■ **What is being asked**
It is required that the lines from the top of the listing through the line with "import seaborn as sns" be reproduced exactly, excluding pictures.

— START OF Information given —

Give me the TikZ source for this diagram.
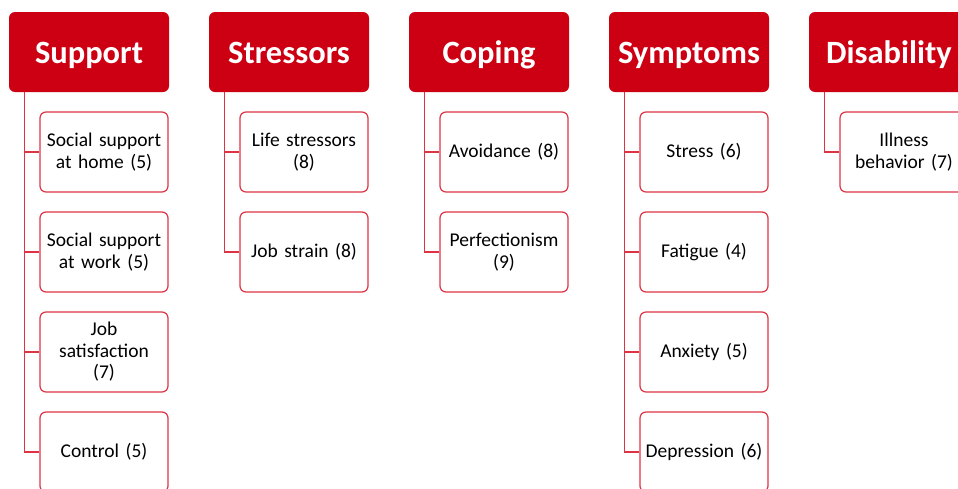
\documentclass[tikz,border=0pt]{standalone}
\usepackage{fontspec}
\setmainfont{Carlito}[WordSpace=0.85]
\usepackage{tikz}
\usetikzlibrary{calc,positioning}
\definecolor{hdred}{HTML}{CC0012}
\definecolor{bxred}{HTML}{DD3345}
\tikzset{
  hd/.style={rectangle,rounded corners=6pt,fill=hdred,draw=none,text=white,minimum width=160pt,minimum height=80pt,inner sep=0pt,text height=24pt,text depth=2pt,font=\fontsize{32.5}{35}\selectfont\bfseries},
  bx/.style={rectangle,rounded corners=6pt,draw=bxred,line width=1.2pt,fill=white,minimum width=128pt,minimum height=80pt,text width=124pt,align=center,inner sep=0pt,font=\fontsize{19.5}{21.5}\selectfont},
  ln/.style={draw=bxred,line width=1.2pt}
}
\begin{document}
\begin{tikzpicture}[x=1pt,y=-1pt]
\useasboundingbox (0,0) rectangle (958,488);
\clip (0,0) rectangle (958,488);
% headers
\node[hd] (sup) at (89,52) {Support};
\node[hd] (str) at (289,52) {Stressors};
\node[hd] (cop) at (489,52) {Coping};
\node[hd] (sym) at (689,52) {Symptoms};
\node[hd] (dis) at (889,52) {Disability};
% support
\node[bx] (sup1) at (104,152) {Social support\\at home (5)};
\node[bx] (sup2) at (104,252) {Social support\\at work (5)};
\node[bx] (sup3) at (104,352) {Job\\satisfaction\\(7)};
\node[bx] (sup4) at (104,452) {Control (5)};
% stressors
\node[bx] (str1) at (304,152) {Life stressors\\(8)};
\node[bx] (str2) at (304,252) {Job strain (8)};
% coping
\node[bx] (cop1) at (504,152) {Avoidance (8)};
\node[bx] (cop2) at (504,252) {Perfectionism\\(9)};
% symptoms
\node[bx] (sym1) at (704,152) {Stress (6)};
\node[bx] (sym2) at (704,252) {Fatigue (4)};
\node[bx] (sym3) at (704,352) {Anxiety (5)};
\node[bx] (sym4) at (704,452) {Depression (6)};
% disability
\node[bx] (dis1) at (904,152) {Illness\\behavior (7)};
% connectors
\foreach \h/\c in {sup/sup1,sup/sup2,sup/sup3,sup/sup4,str/str1,str/str2,cop/cop1,cop/cop2,sym/sym1,sym/sym2,sym/sym3,sym/sym4,dis/dis1}
  \draw[ln] ($(\h.south west)+(16,0)$) |- (\c.west);
\end{tikzpicture}
\end{document}
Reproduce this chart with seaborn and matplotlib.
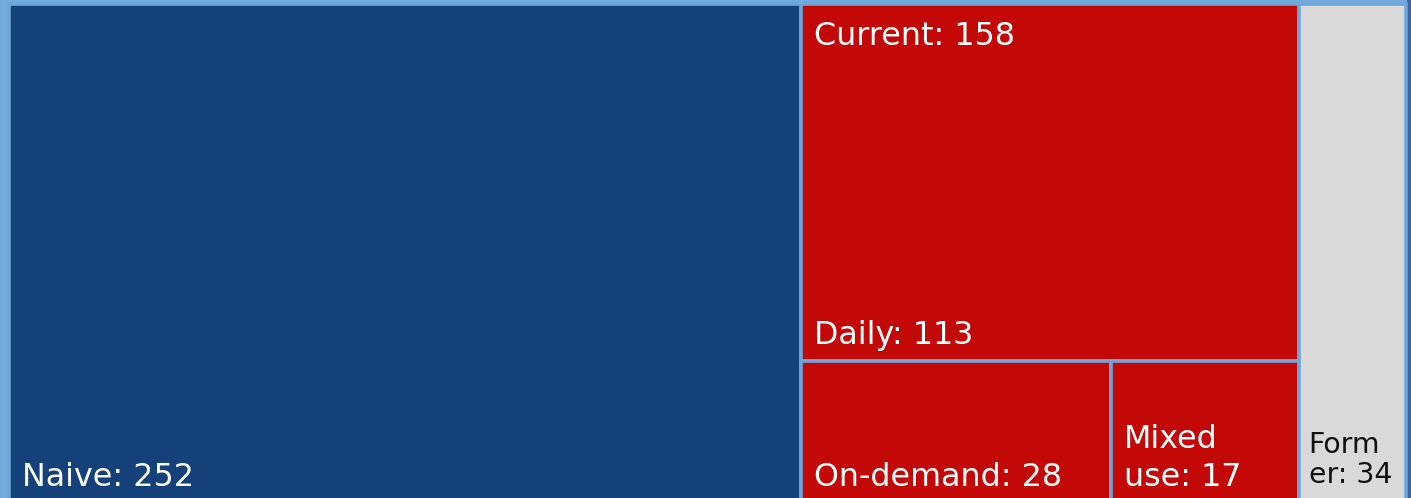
import matplotlib
matplotlib.use("Agg")
import matplotlib.pyplot as plt
from matplotlib.patches import Rectangle
import seaborn as sns

# ---- data ----
groups = ["Naive", "Current", "Former"]
group_values = [252, 158, 34]
current_children = ["Daily", "On-demand", "Mixed use"]
current_values = [113, 28, 17]
# displayed (wrapped) name text for each tile
display_names = {
    "Naive": ["Naive"],
    "Current": ["Current"],
    "Former": ["Form", "er"],
    "Daily": ["Daily"],
    "On-demand": ["On-demand"],
    "Mixed use": ["Mixed", "use"],
}

# ---- styles ----
sns.set_theme(style="white")
plt.rcParams["font.family"] = ["DejaVu Sans"]
BG = "#72AADD"
EDGE = "#6CA6DB"
DARK_EDGE = "#3F6799"
COLORS = {"Naive": "#15417A", "Current": "#C30808", "Former": "#D9D9D9"}
TEXT_COLORS = {"Naive": "white", "Current": "white", "Former": "#111111"}

W_PX, H_PX = 1411, 498
fig = plt.figure(figsize=(W_PX / 100, H_PX / 100), dpi=100)
fig.patch.set_facecolor(BG)
ax = fig.add_axes([0, 0, 1, 1])
ax.set_xlim(0, W_PX)
ax.set_ylim(H_PX, 0)
ax.axis("off")
ax.set_facecolor(BG)

# right dark strip of the frame
ax.add_patch(Rectangle((1407, 0), 10, H_PX, facecolor=DARK_EDGE, edgecolor="none", zorder=0))

# treemap frame
X0, Y0, FW, FH = 8.5, 4.0, 1397.0, 499.0
LW = 2.6
PAD_X = 13
PAD_BASE = 16.5
FS = 22.9


def tile(x, y, w, h, color):
    ax.add_patch(Rectangle((x, y), w, h, facecolor=color, edgecolor=EDGE,
                           linewidth=LW, zorder=1))


def label(x, y_base, lines, value, color, size, step):
    texts = list(lines)
    texts[-1] = f"{texts[-1]}: {value}"
    n = len(texts)
    for i, t in enumerate(texts):
        yb = y_base - (n - 1 - i) * step
        ax.text(x, yb, t, color=color, fontsize=size, ha="left", va="baseline", zorder=3)


total = sum(group_values)
x = X0
for g, v in zip(groups, group_values):
    w = FW * v / total
    if g == "Current":
        ctot = sum(current_values)
        # first child on top strip
        top_h = FH * current_values[0] / ctot
        tile(x, Y0, w, top_h, COLORS[g])
        # parent label at top
        label(x + PAD_X, Y0 + 41, display_names["Current"], v, TEXT_COLORS[g], FS, 38)
        label(x + PAD_X, Y0 + top_h - PAD_BASE, display_names[current_children[0]],
              current_values[0], TEXT_COLORS[g], FS, 38)
        rest = current_values[1:]
        rtot = sum(rest)
        cx = x
        for name, cv in zip(current_children[1:], rest):
            cw = w * cv / rtot
            tile(cx, Y0 + top_h, cw, FH - top_h, COLORS[g])
            label(cx + PAD_X, Y0 + FH - PAD_BASE - 1, display_names[name], cv,
                  TEXT_COLORS[g], FS, 38)
            cx += cw
    else:
        tile(x, Y0, w, FH, COLORS[g])
        if g == "Former":
            label(x + 10, Y0 + FH - PAD_BASE - 4, display_names[g], v,
                  TEXT_COLORS[g], 20.4, 30)
        else:
            label(x + PAD_X, Y0 + FH - PAD_BASE - 1, display_names[g], v,
                  TEXT_COLORS[g], FS, 38)
    x += w

fig.savefig("out.png", dpi=100, facecolor=fig.get_facecolor())
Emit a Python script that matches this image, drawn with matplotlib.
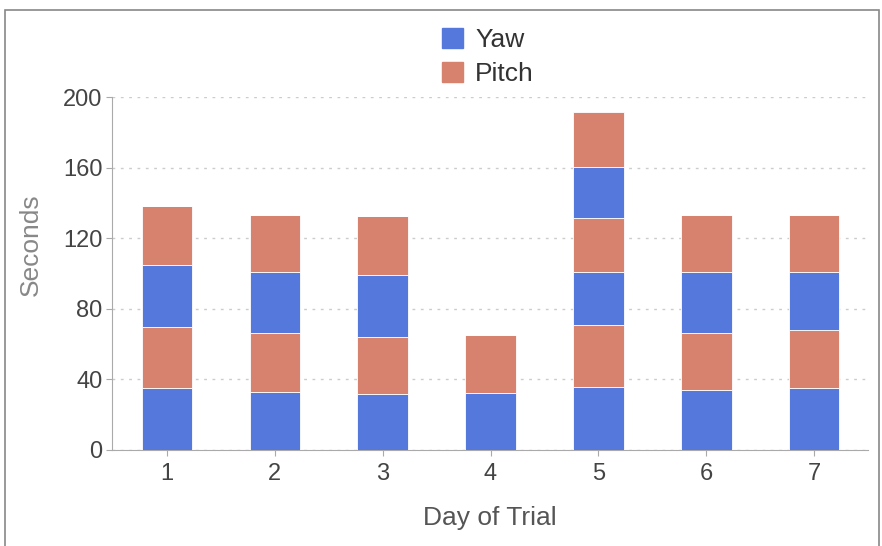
import matplotlib.pyplot as plt
import numpy as np
from matplotlib.patches import Rectangle

plt.rcParams['font.family'] = ['Liberation Sans', 'DejaVu Sans']

# Days of the trial
days = [1, 2, 3, 4, 5, 6, 7]

# each stack alternates Yaw / Pitch segments (0 = no segment)
yaw1 = [35, 32.7, 31.8, 32.1, 35.9, 34, 35]
pitch1 = [34.5, 33.5, 32.5, 33.1, 35, 32.2, 33]
yaw2 = [35.5, 34.9, 34.6, 0, 30.2, 34.9, 33.1]
pitch2 = [33, 32.2, 33.4, 0, 30.3, 32.2, 32.2]
yaw3 = [0, 0, 0, 0, 29.2, 0, 0]
pitch3 = [0, 0, 0, 0, 30.7, 0, 0]

yaw_color = "#5578DD"
pitch_color = "#D6826E"

fig = plt.figure(figsize=(8.82, 5.46), dpi=100)
ax = fig.add_axes([112/882, 1 - 450/546, (868-112)/882, (450-97)/546])

# frame around the chart
fig.patches.append(Rectangle((5/882, -0.1), 874/882, 1.1 - 10/546, transform=fig.transFigure,
                             fill=False, edgecolor="#888888", linewidth=1.2))

segments = [(yaw1, yaw_color), (pitch1, pitch_color), (yaw2, yaw_color),
            (pitch2, pitch_color), (yaw3, yaw_color), (pitch3, pitch_color)]
bottom = np.zeros(len(days))
for vals, c in segments:
    ax.bar(days, vals, bottom=bottom, width=0.47, color=c, edgecolor="white", linewidth=0.6, zorder=3)
    bottom += np.array(vals)

ax.set_xlim(0.49, 7.5)
ax.set_ylim(0, 200)
ax.set_yticks([0, 40, 80, 120, 160, 200])
ax.set_xticks(days)
ax.tick_params(axis="both", labelsize=17, colors="#444444", length=4, color="#aaaaaa")
ax.tick_params(axis="x", pad=5)
ax.tick_params(axis="y", pad=3)
ax.grid(axis="y", linestyle=(0, (2, 4)), color="#cccccc", linewidth=1, zorder=0)

for s in ["top", "right"]:
    ax.spines[s].set_visible(False)
ax.spines["left"].set_color("#aaaaaa")
ax.spines["bottom"].set_color("#aaaaaa")

fig.text(31/882, 1 - 245/546, "Seconds", rotation=90, ha="center", va="center",
         fontsize=19, color="#888888")
fig.text(490/882, 1 - 518/546, "Day of Trial", ha="center", va="center",
         fontsize=19, color="#555555")

# legend
handles = [Rectangle((0, 0), 1, 1, color=yaw_color), Rectangle((0, 0), 1, 1, color=pitch_color)]
fig.legend(handles, ["Yaw", "Pitch"], loc="center", bbox_to_anchor=(488/882, 1 - 57/546),
           frameon=False, fontsize=19, handlelength=0.8, handleheight=0.8,
           labelspacing=0.35, handletextpad=0.45, labelcolor="#333333")

plt.savefig("out.png", dpi=100)
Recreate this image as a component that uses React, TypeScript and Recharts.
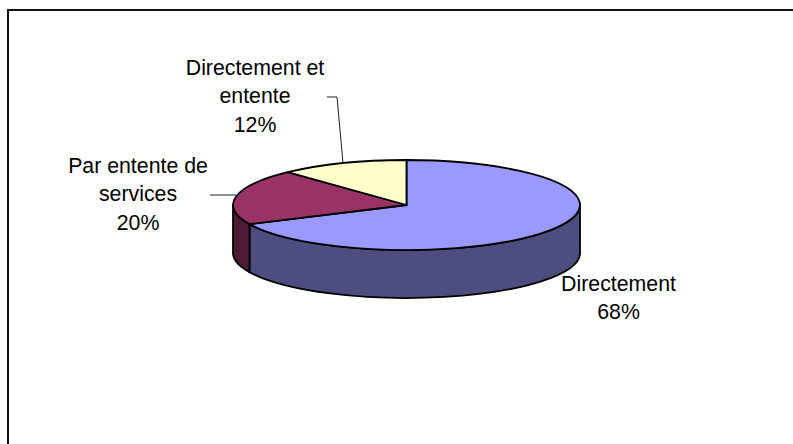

— END OF Information given —

■ **Result for this exercise**
Give me the TikZ source for this diagram.
\documentclass[tikz,border=0pt]{standalone}
\usepackage{fontspec}
\setmainfont{Carlito}[WordSpace=0.85]
\usepackage{tikz}
\usetikzlibrary{calc,positioning}
\definecolor{hdred}{HTML}{CC0012}
\definecolor{bxred}{HTML}{DD3345}
\tikzset{
  hd/.style={rectangle,rounded corners=6pt,fill=hdred,draw=none,text=white,minimum width=160pt,minimum height=80pt,inner sep=0pt,text height=24pt,text depth=2pt,font=\fontsize{32.5}{35}\selectfont\bfseries},
  bx/.style={rectangle,rounded corners=6pt,draw=bxred,line width=1.2pt,fill=white,minimum width=128pt,minimum height=80pt,text width=124pt,align=center,inner sep=0pt,font=\fontsize{19.5}{21.5}\selectfont},
  ln/.style={draw=bxred,line width=1.2pt}
}
\begin{document}
\begin{tikzpicture}[x=1pt,y=-1pt]
\useasboundingbox (0,0) rectangle (958,488);
\clip (0,0) rectangle (958,488);
% headers
\node[hd] (sup) at (89,52) {Support};
\node[hd] (str) at (289,52) {Stressors};
\node[hd] (cop) at (489,52) {Coping};
\node[hd] (sym) at (689,52) {Symptoms};
\node[hd] (dis) at (889,52) {Disability};
% support
\node[bx] (sup1) at (104,152) {Social support\\at home (5)};
\node[bx] (sup2) at (104,252) {Social support\\at work (5)};
\node[bx] (sup3) at (104,352) {Job\\satisfaction\\(7)};
\node[bx] (sup4) at (104,452) {Control (5)};
% stressors
\node[bx] (str1) at (304,152) {Life stressors\\(8)};
\node[bx] (str2) at (304,252) {Job strain (8)};
% coping
\node[bx] (cop1) at (504,152) {Avoidance (8)};
\node[bx] (cop2) at (504,252) {Perfectionism\\(9)};
% symptoms
\node[bx] (sym1) at (704,152) {Stress (6)};
\node[bx] (sym2) at (704,252) {Fatigue (4)};
\node[bx] (sym3) at (704,352) {Anxiety (5)};
\node[bx] (sym4) at (704,452) {Depression (6)};
% disability
\node[bx] (dis1) at (904,152) {Illness\\behavior (7)};
% connectors
\foreach \h/\c in {sup/sup1,sup/sup2,sup/sup3,sup/sup4,str/str1,str/str2,cop/cop1,cop/cop2,sym/sym1,sym/sym2,sym/sym3,sym/sym4,dis/dis1}
  \draw[ln] ($(\h.south west)+(16,0)$) |- (\c.west);
\end{tikzpicture}
\end{document}
Reproduce this chart with seaborn and matplotlib.
import matplotlib
matplotlib.use("Agg")
import matplotlib.pyplot as plt
from matplotlib.patches import Rectangle
import seaborn as sns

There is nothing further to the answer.